Sync Pipeline

Torsten uses a pipelined multi-peer architecture for block synchronization, separating header collection from block fetching for maximum throughput.

Architecture

flowchart LR
    subgraph Primary Peer
        CS[ChainSync<br/>Header Collection]
    end

    CS -->|headers| HQ[Header Queue]

    subgraph Block Fetch Pool
        BF1[Peer 1<br/>BlockFetch]
        BF2[Peer 2<br/>BlockFetch]
        BF3[Peer N<br/>BlockFetch]
    end

    HQ -->|range 1| BF1
    HQ -->|range 2| BF2
    HQ -->|range N| BF3

    BF1 -->|blocks| BP[Block Processor]
    BF2 -->|blocks| BP
    BF3 -->|blocks| BP

    BP --> CDB[(ChainDB)]
    BP --> LS[Ledger State]

Pipeline Stages

1. Header Collection (ChainSync)

A primary peer is selected for the ChainSync protocol.

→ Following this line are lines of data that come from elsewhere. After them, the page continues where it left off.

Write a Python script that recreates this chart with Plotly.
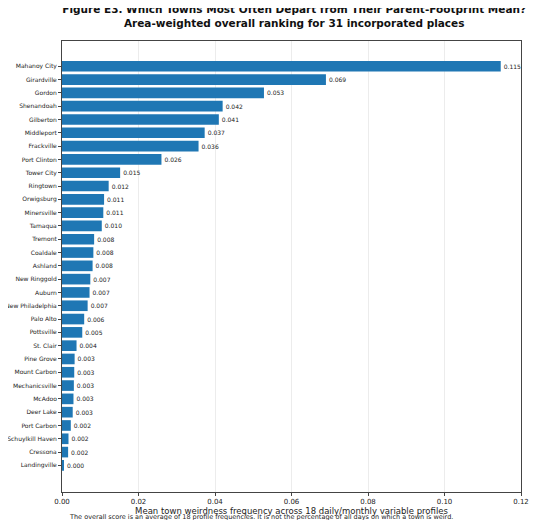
import plotly.graph_objects as go

towns = ["Mahanoy City","Girardville","Gordon","Shenandoah","Gilberton","Middleport","Frackville",
         "Port Clinton","Tower City","Ringtown","Orwigsburg","Minersville","Tamaqua","Tremont",
         "Coaldale","Ashland","New Ringgold","Auburn","New Philadelphia","Palo Alto","Pottsville",
         "St. Clair","Pine Grove","Mount Carbon","Mechanicsville","McAdoo","Deer Lake","Port Carbon",
         "Schuylkill Haven","Cressona","Landingville"]
scores = [0.1147,0.0690,0.0528,0.0420,0.0410,0.0373,0.0357,0.0260,0.0152,0.0122,0.0110,0.0108,
          0.0104,0.0084,0.0082,0.0080,0.0074,0.0072,0.0067,0.0058,0.0053,0.0038,0.0033,0.0032,
          0.0031,0.0030,0.0028,0.0023,0.0017,0.0016,0.0004]
labels = [f"{v:.3f}" for v in scores]

fig = go.Figure(go.Bar(
    x=scores, y=list(range(len(towns))), orientation="h", width=0.8,
    marker=dict(color="#1f77b4", line=dict(width=0)),
    text=labels, textposition="outside", textfont=dict(size=6, color="#222"),
    cliponaxis=False))

fig.update_layout(
    width=540, height=520, paper_bgcolor="white", plot_bgcolor="white",
    margin=dict(l=54, r=27, t=33, b=36, autoexpand=False),
    font=dict(family="DejaVu Sans", color="#222"),
    title=dict(text="<b>Figure E3. Which Towns Most Often Depart from Their Parent-Footprint Mean?<br>Area-weighted overall ranking for 31 incorporated places</b>",
               x=0.53, xanchor="center", y=0.99, yanchor="top", font=dict(size=10.5, color="#111")),
    showlegend=False, bargap=0.2, uniformtext=dict(minsize=5, mode="show"))
fig.update_xaxes(range=[0, 0.12], dtick=0.02, tickformat=".2f", showgrid=True, gridcolor="#ececec",
                 showline=True, linecolor="#444", mirror=True, ticks="outside", ticklen=3,
                 tickfont=dict(size=7), zeroline=False, automargin=False,
                 title=dict(text="Mean town weirdness frequency across 18 daily/monthly variable profiles",
                            font=dict(size=8.5), standoff=2))
fig.update_yaxes(range=[32.0, -1.9], tickvals=list(range(len(towns))), ticktext=towns,
                 showgrid=False, showline=True, linecolor="#444", mirror=True, ticks="outside",
                 ticklen=3, tickfont=dict(size=6), automargin=False)
fig.add_annotation(text="The overall score is an average of 18 profile frequencies. It is not the percentage of all days on which a town is weird.",
                   xref="paper", yref="paper", x=0.01, y=-0.055, xanchor="left", yanchor="middle",
                   showarrow=False, font=dict(size=6.5, color="#222"))
fig.write_html("out.html")
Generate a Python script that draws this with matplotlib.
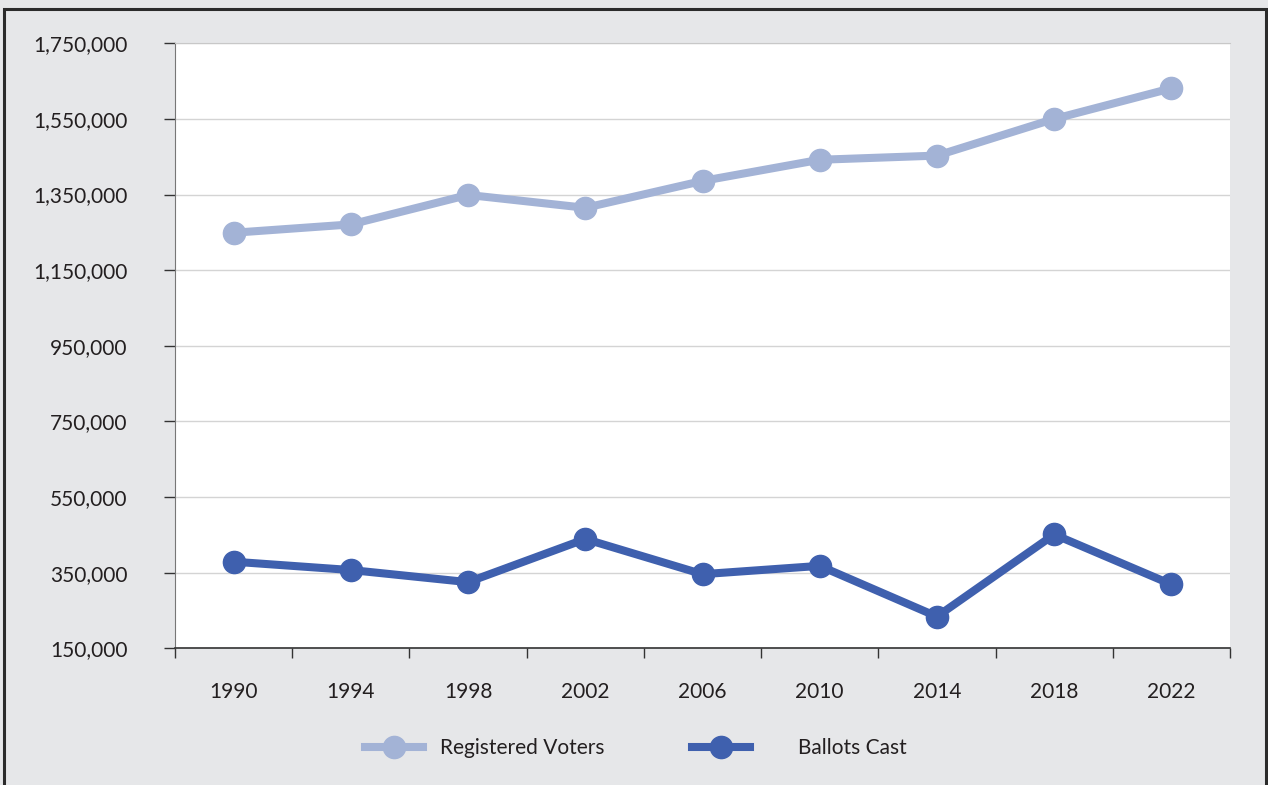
import matplotlib
matplotlib.use("Agg")
import matplotlib.pyplot as plt
from matplotlib.lines import Line2D
from matplotlib.patches import Rectangle
from matplotlib.ticker import FuncFormatter, FixedLocator

years = ["1990", "1994", "1998", "2002", "2006", "2010", "2014", "2018", "2022"]
registered_voters = [1249000, 1271000, 1349000, 1315000, 1386000, 1442000, 1453000, 1550000, 1631000]
ballots_cast = [379000, 357000, 325000, 439000, 346000, 368000, 234000, 451000, 319000]
y_ticks = [150000, 350000, 550000, 750000, 950000, 1150000, 1350000, 1550000, 1750000]

light = "#A3B3D6"
dark = "#3F60AE"
bg = "#E6E7E9"
font = "Lato"
fs = 15

fig = plt.figure(figsize=(12.68, 7.85), dpi=100, facecolor=bg)
ax = fig.add_axes([175/1268, 1-648.3/785, (1230-175)/1268, (648.3-43.3)/785])
ax.set_facecolor("white")

x = list(range(len(years)))
ax.plot(x, registered_voters, color=light, lw=5.8, marker="o", ms=16, zorder=3,
        solid_joinstyle="round")
ax.plot(x, ballots_cast, color=dark, lw=5.8, marker="o", ms=16, zorder=3,
        solid_joinstyle="round")

ax.set_xlim(-0.5, len(years) - 0.5)
ax.set_ylim(150000, 1750000)
ax.yaxis.set_major_locator(FixedLocator(y_ticks))
ax.yaxis.set_major_formatter(FuncFormatter(lambda v, p: f"{int(v):,}"))
ax.grid(axis="y", color="#D4D4D4", lw=1.0, zorder=0)

# x ticks at category boundaries, labels at centers
ax.set_xticks([i - 0.5 for i in range(len(years) + 1)])
ax.set_xticklabels([])
ax.set_xticks(x, minor=True)
ax.set_xticklabels(years, minor=True)
ax.tick_params(axis="x", which="major", length=7, width=1.0, color="#333333", direction="out")
ax.tick_params(axis="x", which="minor", length=0, pad=24, labelsize=fs, labelcolor="#231F20")
ax.tick_params(axis="y", length=8, width=1.0, color="#333333", pad=26, labelsize=fs,
               labelcolor="#231F20")
for lab in ax.get_xticklabels(minor=True) + ax.get_yticklabels():
    lab.set_fontfamily(font)

ax.spines["right"].set_visible(False)
ax.spines["top"].set_color("#C8C8C8")
ax.spines["left"].set_color("#777777")
ax.spines["bottom"].set_color("#333333")
ax.spines["bottom"].set_linewidth(1.2)

# legend
h1 = Line2D([], [], color=light, lw=5.8, marker="o", ms=16)
h2 = Line2D([], [], color=dark, lw=5.8, marker="o", ms=16)
leg1 = fig.legend([h1], ["Registered Voters"], loc="center left",
                  bbox_to_anchor=(346/1268, 1-748/785), frameon=False,
                  handlelength=2.8, handletextpad=0.8,
                  prop={"family": font, "size": fs})
leg2 = fig.legend([h2], ["Ballots Cast"], loc="center left",
                  bbox_to_anchor=(673/1268, 1-748/785), frameon=False,
                  handlelength=2.8, handletextpad=2.3,
                  prop={"family": font, "size": fs})
for lg in (leg1, leg2):
    for t in lg.get_texts():
        t.set_color("#231F20")

# outer border
fig.add_artist(Rectangle((4/1268, -0.05), (1266-4)/1268, 1.05 - 9/785,
                         transform=fig.transFigure, fill=False,
                         edgecolor="#2B2B2B", lw=2.2))

fig.savefig("out.png", dpi=100, facecolor=bg)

The node requests block headers sequentially using the N2N ChainSync mini-protocol (V14+). Headers are collected into batches.

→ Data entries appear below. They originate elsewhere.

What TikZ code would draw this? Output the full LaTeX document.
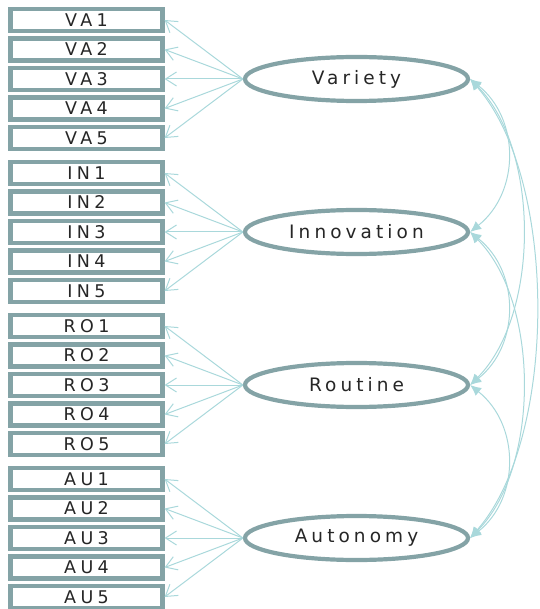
\documentclass[tikz,border=0pt]{standalone}
\usepackage{fontspec}
\setmainfont{DejaVu Sans}
\newfontfamily\boxfont{DejaVu Sans}[LetterSpace=25]
\newfontfamily\latfont{DejaVu Sans}[LetterSpace=22]
\usetikzlibrary{arrows.meta,shapes.geometric}
\definecolor{bord}{HTML}{84A3A6}
\definecolor{arr}{HTML}{A9D8DB}
\begin{document}
\begin{tikzpicture}[x=1pt,y=1pt,
 ind/.style={draw=bord,line width=4.2pt,fill=white,minimum width=152pt,minimum height=22pt,inner sep=0pt,font=\fontsize{17.5}{17.5}\boxfont,text=black!85},
 lat/.style={ellipse,draw=bord,line width=4.2pt,fill=white,minimum width=223pt,minimum height=44pt,inner sep=0pt,font=\fontsize{18.5}{18.5}\latfont,text=black!85},
 load/.style={draw=arr,line width=1pt,-{Straight Barb[length=11pt,width=14pt]}},
 cov/.style={draw=arr,line width=1pt,{Latex[length=11pt,width=10pt]}-{Latex[length=11pt,width=10pt]}}]
\useasboundingbox (0,0) rectangle (539,-609);
\foreach \p/\n/\lab/\ys in {VA/V/Variety/20, IN/I/Innovation/173, RO/R/Routine/326, AU/A/Autonomy/479}{
  \node[lat] (\n) at (356.5,{-(\ys+59)}) {\lab};
  \foreach \i in {1,...,5}{
    \node[ind] (\p\i) at (86.5,{-(\ys+(\i-1)*29.5)}) {\p\i};
    \draw[load] (\n.west) -- (\p\i.east);
  }
}
\draw[cov] (V.east) .. controls +(50,-40) and +(50,40) .. (I.east);
\draw[cov] (I.east) .. controls +(50,-40) and +(50,40) .. (R.east);
\draw[cov] (R.east) .. controls +(50,-40) and +(50,40) .. (A.east);
\draw[cov] (V.east) .. controls +(70,-70) and +(70,70) .. (R.east);
\draw[cov] (I.east) .. controls +(70,-70) and +(70,70) .. (A.east);
\draw[cov] (V.east) .. controls +(88,-100) and +(88,100) .. (A.east);
\end{tikzpicture}
\end{document}
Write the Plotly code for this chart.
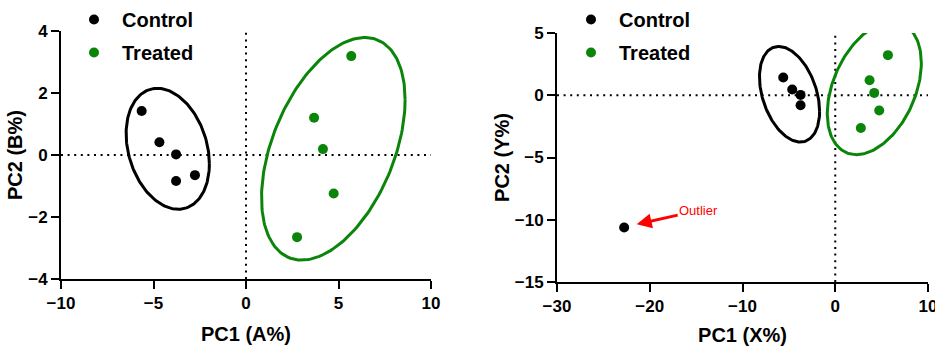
import numpy as np
import plotly.graph_objects as go

# ---------------- data ----------------
# Left panel (PC1 A% vs PC2 B%)
ctrl_a_x = [-5.64, -4.68, -3.78, -3.78, -2.76]
ctrl_a_y = [1.42, 0.41, 0.02, -0.84, -0.65]
trt_a_x = [5.69, 3.68, 4.16, 4.74, 2.76]
trt_a_y = [3.19, 1.20, 0.19, -1.24, -2.65]

# Right panel (PC1 X% vs PC2 Y%)
ctrl_b_x = [-5.61, -4.64, -3.74, -3.74, -22.76]
ctrl_b_y = [1.42, 0.46, 0.03, -0.80, -10.62]
trt_b_x = [5.68, 3.70, 4.20, 4.74, 2.76]
trt_b_y = [3.22, 1.21, 0.19, -1.23, -2.63]

# confidence ellipses: centre x, centre y, half-extent x, half-extent y, correlation
ell_ctrl_a = (-4.23, 0.20, 2.25, 1.95, -0.25)
ell_trt_a = (4.72, 0.20, 3.88, 3.59, 0.44)
ell_ctrl_b = (-4.93, 0.08, 3.24, 3.84, -0.36)
ell_trt_b = (4.21, 0.56, 5.07, 5.33, 0.38)

x_range_a = [-10, 10]
y_range_a = [-4, 4]
x_range_b = [-30, 10]
y_range_b = [-15, 5]
x_ticks_a = [-10, -5, 0, 5, 10]
y_ticks_a = [-4, -2, 0, 2, 4]
x_ticks_b = [-30, -20, -10, 0, 10]
y_ticks_b = [-15, -10, -5, 0, 5]

GREEN = "#0a850a"
BLACK = "#000000"
FONT = "Liberation Sans, Arial, sans-serif"


def ellipse(params, n=200):
    cx, cy, sx, sy, rho = params
    cov = np.array([[sx * sx, rho * sx * sy], [rho * sx * sy, sy * sy]])
    L = np.linalg.cholesky(cov)
    t = np.linspace(0, 2 * np.pi, n)
    pts = L @ np.vstack([np.cos(t), np.sin(t)])
    return pts[0] + cx, pts[1] + cy


fig = go.Figure()

panels = [
    ("x", "y", "legend", ctrl_a_x, ctrl_a_y, trt_a_x, trt_a_y, ell_ctrl_a, ell_trt_a),
    ("x2", "y2", "legend2", ctrl_b_x, ctrl_b_y, trt_b_x, trt_b_y, ell_ctrl_b, ell_trt_b),
]
for xa, ya, lg, cx_, cy_, tx_, ty_, ec, et in panels:
    ex, ey = ellipse(ec)
    fig.add_trace(go.Scatter(x=ex, y=ey, mode="lines", line=dict(color=BLACK, width=3),
                             xaxis=xa, yaxis=ya, showlegend=False, hoverinfo="skip"))
    ex, ey = ellipse(et)
    fig.add_trace(go.Scatter(x=ex, y=ey, mode="lines", line=dict(color=GREEN, width=3),
                             xaxis=xa, yaxis=ya, showlegend=False, hoverinfo="skip"))
    fig.add_trace(go.Scatter(x=cx_, y=cy_, mode="markers", name="Control",
                             marker=dict(color=BLACK, size=10), xaxis=xa, yaxis=ya,
                             legend=lg, legendgroup=lg + "c"))
    fig.add_trace(go.Scatter(x=tx_, y=ty_, mode="markers", name="Treated",
                             marker=dict(color=GREEN, size=10), xaxis=xa, yaxis=ya,
                             legend=lg, legendgroup=lg + "t"))

# dotted zero lines
dot = dict(color=BLACK, width=2, dash="2px,4.6px")
for xa, ya, xr, yr in [("x", "y", x_range_a, y_range_a), ("x2", "y2", x_range_b, y_range_b)]:
    fig.add_shape(type="line", xref=xa, yref=ya, x0=xr[0], x1=xr[1], y0=0, y1=0, line=dot, layer="below")
    fig.add_shape(type="line", xref=xa, yref=ya, x0=0, x1=0, y0=yr[0], y1=yr[1], line=dot, layer="below")

# outlier annotation
fig.add_annotation(x=ctrl_b_x[4] + 1.35, y=ctrl_b_y[4] + 0.25, xref="x2", yref="y2",
                   text="Outlier", showarrow=True, arrowhead=2, arrowsize=1, arrowwidth=3,
                   arrowcolor="#ff0000", ax=62, ay=-14,
                   font=dict(family=FONT, size=13, color="#ff0000"))

W, H = 935, 346
tickfont = dict(family=FONT, size=17, color=BLACK, weight="bold")
titlefont = dict(family=FONT, size=20, color=BLACK, weight="bold")
axis_common = dict(showline=True, linewidth=2, linecolor=BLACK, ticks="outside", ticklen=8,
                   tickwidth=2, tickcolor=BLACK, showgrid=False, zeroline=False,
                   tickfont=tickfont, mirror=False, ticklabeloverflow="allow")

fig.update_layout(
    width=W, height=H, margin=dict(l=0, r=0, t=0, b=0, autoexpand=False),
    plot_bgcolor="white", paper_bgcolor="white",
    xaxis=dict(domain=[61 / W, 431 / W], range=x_range_a, tickvals=x_ticks_a,
               title=dict(text="PC1 (A%)", font=titlefont), anchor="y", **axis_common),
    yaxis=dict(domain=[1 - 279 / H, 1 - 31 / H], range=y_range_a, tickvals=y_ticks_a,
               title=dict(text="PC2 (B%)", font=titlefont, standoff=0), anchor="x", **axis_common),
    xaxis2=dict(domain=[557 / W, 928 / W], range=x_range_b, tickvals=x_ticks_b,
                title=dict(text="PC1 (X%)", font=titlefont), anchor="y2", **axis_common),
    yaxis2=dict(domain=[1 - 282 / H, 1 - 33 / H], range=y_range_b, tickvals=y_ticks_b,
                title=dict(text="PC2 (Y%)", font=titlefont, standoff=0), anchor="x2", **axis_common),
    legend=dict(x=66 / W, y=1, xanchor="left", yanchor="top", font=dict(family=FONT, size=20, color=BLACK, weight="bold"),
                itemwidth=46, tracegroupgap=4, bgcolor="rgba(0,0,0,0)"),
    legend2=dict(x=563 / W, y=1, xanchor="left", yanchor="top", font=dict(family=FONT, size=20, color=BLACK, weight="bold"),
                 itemwidth=46, tracegroupgap=4, bgcolor="rgba(0,0,0,0)"),
    showlegend=True,
)

fig.write_html("out.html", config={"displayModeBar": False},
               post_script="document.body.style.margin='0';document.body.style.overflow='hidden';")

The ChainSync protocol involves:

  1. MsgFindIntersect -- Find a common point between the node and the peer
  2. MsgRequestNext -- Request the next header
  3. MsgRollForward -- Receive a new header
  4. MsgRollBackward -- Handle a chain reorganization

2. Block Fetch Pool

Collected headers are distributed across multiple peers for parallel block retrieval. The block fetch pool supports up to 4 concurrent peers, each fetching a range of blocks.

The BlockFetch protocol involves:

  1. MsgRequestRange -- Request a range of blocks by header hash
  2. MsgBlock -- Receive a block
  3. MsgBatchDone -- Signal the end of a batch

Blocks are fetched in batches of 500 headers, with sub-batches of 100 headers each. Each sub-batch is decoded on a spawn_blocking task to avoid blocking the async runtime.

3. Block Processing

Fetched blocks are applied to the ledger state in order:

  1. Deserialization -- Raw CBOR bytes are decoded into Torsten's internal Block type using pallas
  2. Ledger validation -- Each block is validated against the current ledger state (UTxO checks, fee validation, certificate processing)
  3. Storage -- Valid blocks are added to the ChainDB (volatile database first, flushed to immutable when k-deep)
  4. Epoch transitions -- At epoch boundaries, stake snapshots are rotated and rewards are calculated

Batched Lock Acquisition

To minimize lock contention, the sync loop acquires a single lock on both the ChainDB and ledger state for each batch of 500 blocks, rather than locking per-block.

Progress Reporting

Progress is logged every 5 seconds, showing:

  • Current slot and block number
  • Epoch number
  • UTxO count
  • Sync percentage (based on slot vs. wall-clock time)
  • Blocks-per-second throughput metric

Rollback Handling

When the ChainSync peer sends a MsgRollBackward message, the node:

  1. Identifies the rollback point (a slot/hash pair)
  2. Removes rolled-back blocks from the VolatileDB
  3. Reverts the ledger state to the rollback point
  4. Resumes header collection from the new tip

Only blocks in the VolatileDB (the last k=2160 blocks) can be rolled back. Blocks that have been flushed to the ImmutableDB are permanent.

Performance Characteristics

  • Header collection is serial per peer due to the ChainSync protocol design (~300ms per header request for network RTT)
  • Block fetching is parallelized across multiple peers
  • Block processing is batched (500 blocks per batch) with single-lock acquisition
  • Throughput depends on network latency, peer count, and block sizes

The primary bottleneck during initial sync is the serial header-by-header ChainSync protocol. Multi-peer ChainSync (fetching headers from multiple peers simultaneously) is planned for future optimization.